Many jurists boast that the Canadian system of criminal justice is the best in the world because of the involvement of our citizens as jury members. We like the idea that our justice system reflects democratic values by giving a voice to the community.
It's a nice sentiment, but rather hollow in practice. Our democratic aspirations are undercut by the fact that many community members are reluctant to take the time to honour their civic duty to sit on a jury.
The seeds of jury discontent can be found in two unrelated cases that made headlines recently.
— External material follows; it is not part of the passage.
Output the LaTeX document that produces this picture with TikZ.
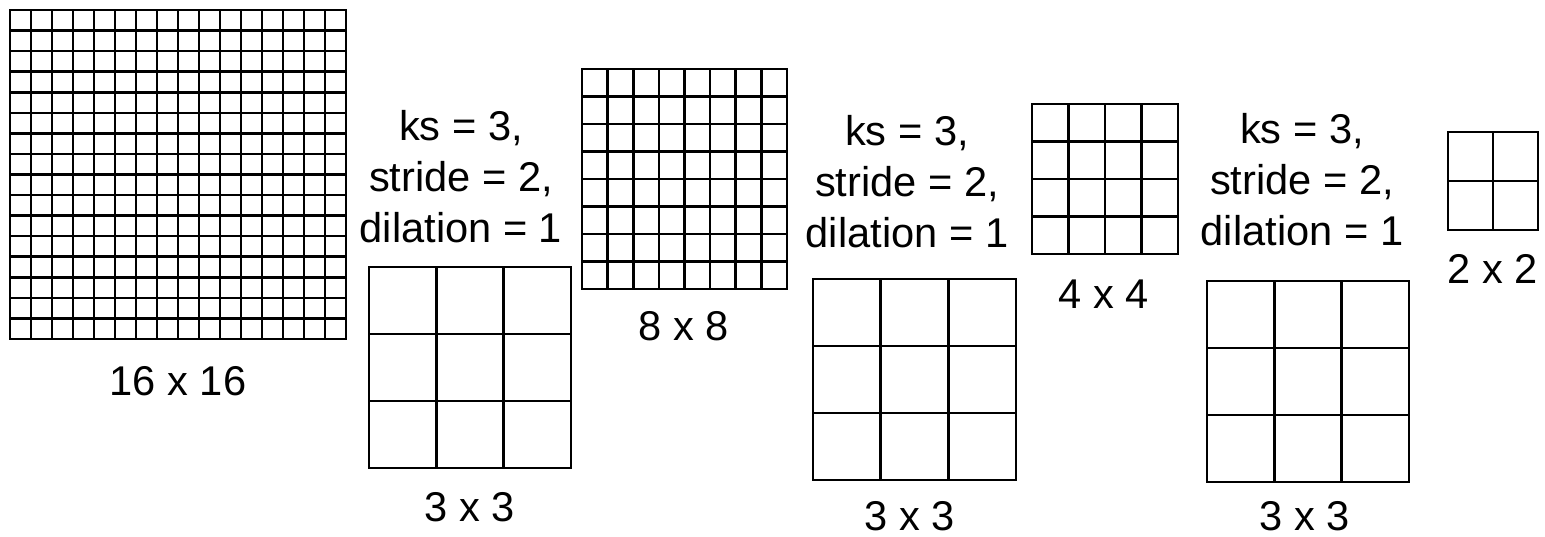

The first concerns the upcoming trial of Robert Pickton in British Columbia on 26 murder charges. It has been decided that the case will now be split into two parts, and that the first jury trial will only deal with six of the murders. The judge is concerned that the jury could be confused and overwhelmed if forced to deal with the entire case.
It is always stressful to sit in judgment of others, but there are lots of other reasons why jurors find the discharge of their civic duty onerous and troubling.
Jurors wait forever in a small, stuffy room while lawyers argue arcane points of law in their absence. They miss all the juicy stuff that is ruled inadmissible. They sit in uncomfortable chairs for many hours listening without ever asking a question. They become little more than passive receptacles for evidence.
After many days, weeks or even months of silently digesting the evidence, jurors are given a crash course in law by the judge and sent to a little room to argue with strangers.
At the end of the ordeal, the jury reports to court with a very limited choice of offerings: guilty or not guilty. No one will ask why and no one wants an explanation of the simple one- or two-word decree the jurors are forced to stick to. In fact, it is a criminal offence for jurors to disclose the nature and content of their deliberations.
When it's all over, the jurors get to go home with an insulting level of remuneration, no souvenirs and no plaque to honour their public service.
This ordeal would be worthwhile if we truly respected the intelligence and autonomy of the jury, but our courts seem to have little confidence in the jury's decision-making abilities. This condescending lack of faith found expression in last month's Supreme Court of Canada decision to order a new trial for Vuthy Kong, charged with murder in the stabbing death of Adam Miu. In February 2002 a late-night brawl broke out between Kong and his friends and Miu and his friends. The Kong group were armed with knives.
At the trial, many witnesses gave conflicting testimony about the exact nature of the altercation. The jury convicted Kong of the lesser offence of manslaughter. Perhaps they concluded that Kong lacked the requisite intent to kill, or perhaps they decided that Kong was provoked, and provocation can reduce murder to manslaughter. Ultimately, the Supreme Court ordered a new trial because the trial judge did not explicitly instruct the jury to consider the defence of self-defence. Even though jury simulation studies show that jurors often do not listen and only understand half of judge's legal instructions, a new trial may be ordered if the judge made a significant error in explaining the operation of the law.
Kong claimed he had acted in self-defence, and there is no reason for a trial judge to then screen the assertion to determine if the jury should be told to take this into consideration.
I have no doubt that the jury would have assessed this issue, notwithstanding the judge's silence. With its origins in 13th-century law, self-defence is one of the oldest defences, a simple concept easily understood by lay people.
If the claim of self-defence is groundless, the jury will be able to reach this conclusion without the judge acting as censor.
Ironically, if the Kong judge had actually instructed the jury to consider this obvious defence, chances are he would have lost them in a maze of legal sophistry. In the world of law, self-defence bears little relation to ordinary common sense.
The highly esteemed local jurist Mr. Justice David Watt has said that the defence is "highly technical, excessively detailed... and internally inconsistent. A summing up on the issue of self-defence is at best confusing, more likely to leave jurors in a dissociative or catatonic state. Instruction on self-defence is an oxymoron."
If we had more confidence in jurors, we wouldn't feel so compelled to come up with complicated rules and formulas to guide their deliberations. If we had more confidence in jurors, we'd also be more inclined to want them to provide some simple reasons for their decision. Shrouding the jury trial in mystery and complexity defeats the whole purpose of community participation. It also leaves the jury verdict open to senseless challenges having more to do with what the judge said to the jury than with what the jury actually did in dispensing justice.
No wonder many people start looking through their Rolodex of excuses when they're summoned to appear for jury duty.